Given the tremendous growth of student housing in this area, it’s not surprising that the vacant site next to the facility is finally getting developed- if anything, it’s a bit of shock that it’s taken so long for this to occur. The project will rise four stories at the corner of 48th & Chester, and it will include 81 apartments and no commercial use. In addition to the housing, the project will also include the creation of 45 new surface parking spots. Actually, it’s not fair to consider these spots as being entirely new, since some of the site is currently used as a parking area. Still, the 40 legal spots that are associated with the facility are remaining and are technically separate from the new spots.
From what we can tell, the facility and the new building are owned by the same group, but the apartment building is a totally separate development, despite being on the same property. The apartments will be offered at market rate, ostensibly targeting grad students and recent graduates.

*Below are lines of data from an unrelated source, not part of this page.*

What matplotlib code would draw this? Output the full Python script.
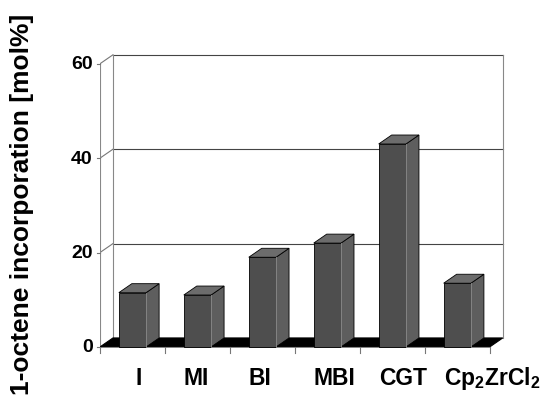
import matplotlib
matplotlib.use("Agg")
import matplotlib.pyplot as plt
from matplotlib.patches import Polygon

plt.rcParams['font.family'] = ['Liberation Sans', 'DejaVu Sans']
plt.rcParams['mathtext.fontset'] = 'custom'
plt.rcParams['mathtext.rm'] = 'Liberation Sans:bold'
plt.rcParams['mathtext.default'] = 'rm'

# data
catalysts = ['I', 'MI', 'BI', 'MBI', 'CGT', r'Cp$_2$ZrCl$_2$']
octene = [11.5, 11.0, 19.0, 22.0, 43.0, 13.5]   # mol%
yticks = [0, 20, 40, 60]

# pseudo-3D look (Excel style)
dx, dy = 0.2, 1.9      # depth offset of box / bars
w = 0.42               # bar front width
c_front, c_side, c_top = '#4e4e4e', '#5e5e5e', '#6c6c6c'

fig = plt.figure(figsize=(5.44, 4.02), dpi=100)
ax = fig.add_axes([100/544, 47/402, 406/544, 299.7/402])
ax.set_xlim(-0.5, 5.75)
ax.set_ylim(-1.5, 62)
ax.axis('off')

n = len(catalysts)
x0, x1 = -0.5, n - 0.5

# back wall + gridlines
for v in yticks[1:]:
    ax.plot([x0 + dx, x1 + dx], [v + dy, v + dy], color='#444', lw=0.8, zorder=1)
    ax.plot([x0, x0 + dx], [v, v + dy], color='#777', lw=0.8, zorder=1)
for xx in (x0 + dx, x1 + dx):
    ax.plot([xx, xx], [dy, yticks[-1] + dy], color='#888', lw=0.8, zorder=1)
ax.plot([x0, x0], [0, yticks[-1]], color='#888', lw=0.8, zorder=1)

# y ticks
for v in yticks:
    ax.plot([x0 - 0.05, x0], [v, v], color='#777', lw=0.8, clip_on=False)
    ax.text(x0 - 0.11, v, str(v), ha='right', va='center', fontsize=14,
            fontweight='bold')

# floor
ax.add_patch(Polygon([(x0, 0), (x1, 0), (x1 + dx, dy), (x0 + dx, dy)],
                     closed=True, facecolor='black', edgecolor='black', lw=0.8, zorder=2))
for b in range(n + 1):
    ax.plot([x0 + b, x0 + b], [0, -1.2], color='#777', lw=0.8, clip_on=False)

# bars
xs = list(range(n))
ax.bar(xs, octene, width=w, color=c_front, edgecolor='black', lw=0.6, zorder=4)
for i, v in zip(xs, octene):
    r, l = i + w / 2, i - w / 2
    ax.add_patch(Polygon([(r, 0), (r + dx, dy), (r + dx, v + dy), (r, v)], closed=True,
                         facecolor=c_side, edgecolor='black', lw=0.6, zorder=3))
    ax.add_patch(Polygon([(l, v), (r, v), (r + dx, v + dy), (l + dx, v + dy)], closed=True,
                         facecolor=c_top, edgecolor='black', lw=0.6, zorder=3))
    ax.plot([r, r], [0, v], color='#9a9a9a', lw=0.6, zorder=5)

# category labels
for i, lab in zip(xs, catalysts):
    if lab == 'I':
        ax.text(i + dx / 2, -6.4, lab, ha='center', va='center', fontsize=16.5,
                fontweight='bold', clip_on=False)
    else:
        ax.text(i - w / 2, -6.4, lab, ha='left', va='center', fontsize=16.5,
                fontweight='bold', clip_on=False)

fig.text(22/544, 1 - 204/402, '1-octene incorporation [mol%]', rotation=90,
         ha='center', va='center', fontsize=19, fontweight='bold')

fig.savefig('out.png', dpi=100)
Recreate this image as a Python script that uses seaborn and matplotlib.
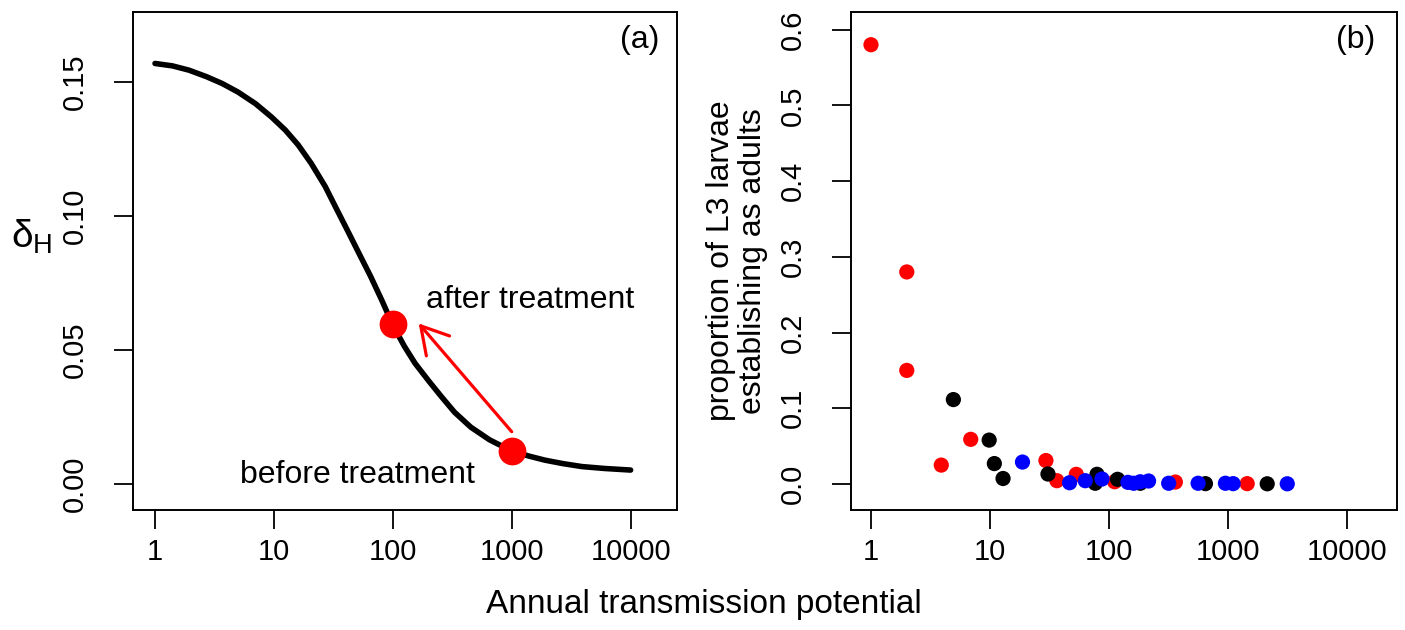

Interestingly, the site where the building will rise was historically used as a mid-rise apartment building, so this project will reestablish this use after years of vacancy. The design, from JKRP Architects, will possess a more contemporary look than whatever stood here decades ago.
The project isn’t a guarantee to move forward, since it will require approval from the ZBA before it can proceed. That being said, the size and scale of the project seem to fit in with the area and there’s considerable amount of parking being provided- so we don’t think it should be terribly controversial. Of course, Squirrel Hill isn’t the easiest part of town to get a zoning variance, so anything is possible here. We’re rooting for a variance though, as it would be terrific to see this long vacant site finally get filled in.